4. Darius Heyward-Bey, the wide receiver from the Raiders widely viewed as a bust, might actually be able to ... well, play. Some scouts are starting to see on film the promise that Al Davis once did.
5. The thought of some across the NFL is that the Broncos bowed to public pressure in making Tim Tebow the starter. (Oh, wait, I forgot. No one is supposed to criticize Tebow. I'm a hater in the media. I take it all back.)
6. A) Champ of the week: Jay Cutler. Many people -- including players -- have killed Cutler for his lackadaisical attitude and blank stares. But he displayed a great deal of fight in the Bears' loss to Detroit on Monday night.
B) Chump of the week: Antonio Cromartie. Wanted Tom Brady to target him. Brady did. Brady beat him.

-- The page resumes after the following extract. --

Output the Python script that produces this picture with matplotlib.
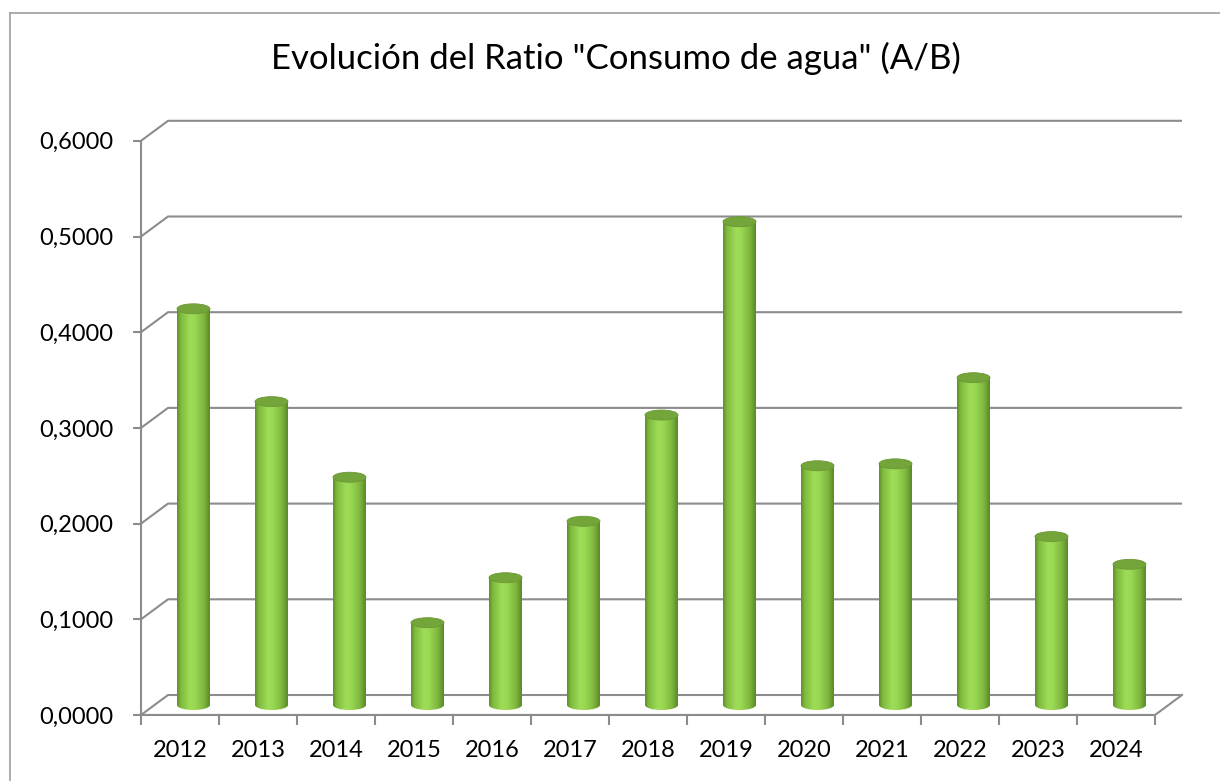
import numpy as np
import matplotlib
matplotlib.use("Agg")
import matplotlib.pyplot as plt
from matplotlib.patches import Ellipse
from matplotlib.colors import LinearSegmentedColormap
from matplotlib.ticker import FixedLocator, FuncFormatter

# data
years = ["2012", "2013", "2014", "2015", "2016", "2017", "2018",
         "2019", "2020", "2021", "2022", "2023", "2024"]
ratio = [0.414, 0.317, 0.238, 0.086, 0.133, 0.192, 0.303,
         0.505, 0.250, 0.252, 0.342, 0.176, 0.147]
y_ticks = [0.0, 0.1, 0.2, 0.3, 0.4, 0.5, 0.6]
title = 'Evolución del Ratio "Consumo de agua" (A/B)'

W, H, DPI = 1220, 781, 100
FONT = ["Lato", "DejaVu Sans"]
plt.rcParams["font.family"] = FONT

GRID = "#8c8c8c"
BORDER = "#a6a6a6"
TOP_CAP = "#74a53a"
body_cmap = LinearSegmentedColormap.from_list(
    "cyl",
    [(0.0, "#5f8f2a"), (0.12, "#80ba3e"), (0.4, "#9fdd58"),
     (0.55, "#99d853"), (0.82, "#7fb63e"), (1.0, "#5a8828")],
)

fig = plt.figure(figsize=(W / DPI, H / DPI), dpi=DPI)

# outer chart frame (only left and top edges visible in the crop)
fig.add_artist(plt.Line2D([10 / W, 10 / W], [0, 1 - 13 / H], color=BORDER, lw=1.3))
fig.add_artist(plt.Line2D([10 / W, 1], [1 - 13 / H, 1 - 13 / H], color=BORDER, lw=1.3))

# plot area: front plane of the 3d box
left_px, right_px, bot_px, top_px = 141, 1195, 715, 100
ax = fig.add_axes([left_px / W, 1 - bot_px / H,
                   (right_px - left_px) / W, (bot_px - top_px) / H])
px_per_cat = 78.0
px_per_val = 957.0
n = len(years)
ax.set_xlim(-0.5, -0.5 + (right_px - left_px) / px_per_cat)
ax.set_ylim(0, (bot_px - top_px) / px_per_val)

# depth offset of the back wall
dx = 27 / px_per_cat
dy = 20 / px_per_val
x0, x1 = -0.5, n - 0.5

# walls: gridlines on the back wall and diagonals on the side wall
for v in y_ticks:
    ax.plot([x0, x0 + dx, x1 + dx], [v, v + dy, v + dy],
            color=GRID, lw=1.5, zorder=1, solid_capstyle="butt")
# floor front edge
ax.plot([x0, x1, x1 + dx], [0, 0, dy], color=GRID, lw=1.5, zorder=1)

for s in ["top", "right"]:
    ax.spines[s].set_visible(False)
ax.spines["left"].set_bounds(0, y_ticks[-1])
ax.spines["bottom"].set_bounds(x0, x1)
for s in ["left", "bottom"]:
    ax.spines[s].set_color(GRID)
    ax.spines[s].set_linewidth(1.5)
    ax.spines[s].set_zorder(1)

ax.yaxis.set_major_locator(FixedLocator(y_ticks))
ax.yaxis.set_major_formatter(FuncFormatter(lambda v, p: f"{v:.4f}".replace(".", ",")))
ax.tick_params(axis="y", length=6, width=1.5, color=GRID, pad=14,
               labelsize=17, labelcolor="black")

xpos = np.arange(n)
ax.set_xticks(xpos)
ax.set_xticklabels(years)
ax.set_xticks(np.arange(n + 1) - 0.5, minor=True)
ax.tick_params(axis="x", which="major", length=0, pad=18,
               labelsize=17, labelcolor="black")
ax.tick_params(axis="x", which="minor", length=7, width=1.5, color=GRID)

# cylinders, placed at mid depth
bar_w = 33 / px_per_cat
cap_h = 10 / px_per_val
cx = xpos + dx / 2
base = dy / 2
bars = ax.bar(cx, ratio, width=bar_w, bottom=base, color="none",
              edgecolor="none", zorder=3)
grad = np.linspace(0, 1, 256).reshape(1, -1)
for b, v in zip(bars, ratio):
    xl = b.get_x()
    xr = xl + b.get_width()
    im = ax.imshow(grad, cmap=body_cmap, aspect="auto", zorder=3,
                   extent=(xl, xr, base, base + v), interpolation="bilinear")
    im.set_clip_path(b)
    bottom = Ellipse((xl + bar_w / 2, base), bar_w, cap_h, facecolor="none",
                     edgecolor="none", zorder=3)
    ax.add_patch(bottom)
    im2 = ax.imshow(grad, cmap=body_cmap, aspect="auto", zorder=3,
                    extent=(xl, xr, base - cap_h, base), interpolation="bilinear")
    im2.set_clip_path(bottom)
    ax.add_patch(Ellipse((xl + bar_w / 2, base + v), bar_w, cap_h,
                         facecolor=TOP_CAP, edgecolor="#6a9834", lw=0.6, zorder=4))

fig.text(616 / W, 1 - 58 / H, title, ha="center", va="center",
         fontsize=25, color="black")

fig.savefig("out.png", dpi=DPI)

Mess with the Brady, get the horns.
C) Tweet of the week: One of my extremely knowledgeable Twitter followers sent me the picture of the cameraman on the Jets sideline that traversed the Internet at warp nine.
No rules were broken, the Jets say, but my guess is the league office hates this type of chatter. I wouldn't be surprised if later this season or next, the NFL bans all such cameras from the sidelines during games.
7. The Bengals are softening their position on refusing to trade Carson Palmer. Teams that have inquired fairly recently saying they are no longer getting a flat-out no. They're getting: for the moment, we're not trading him.
8. LeBron James tweeted to a reporter his interest in the NFL's deadline for when free agency ends, and I immediately thought it was some Nike PR stunt. It might be. It probably is. But I spoke to one general manager who believes he would be a Pro Bowl tight end within two to three years.
9. If the Chargers fix some of their issues with the offense, the team has a serious chance to win the conference. They're 4-1 (they've beaten mostly lightweights) but still extremely dangerous.
10. Ignore any chatter that says Andy Reid's job is in jeopardy if the Eagles don't make the playoffs this year. No way he's fired.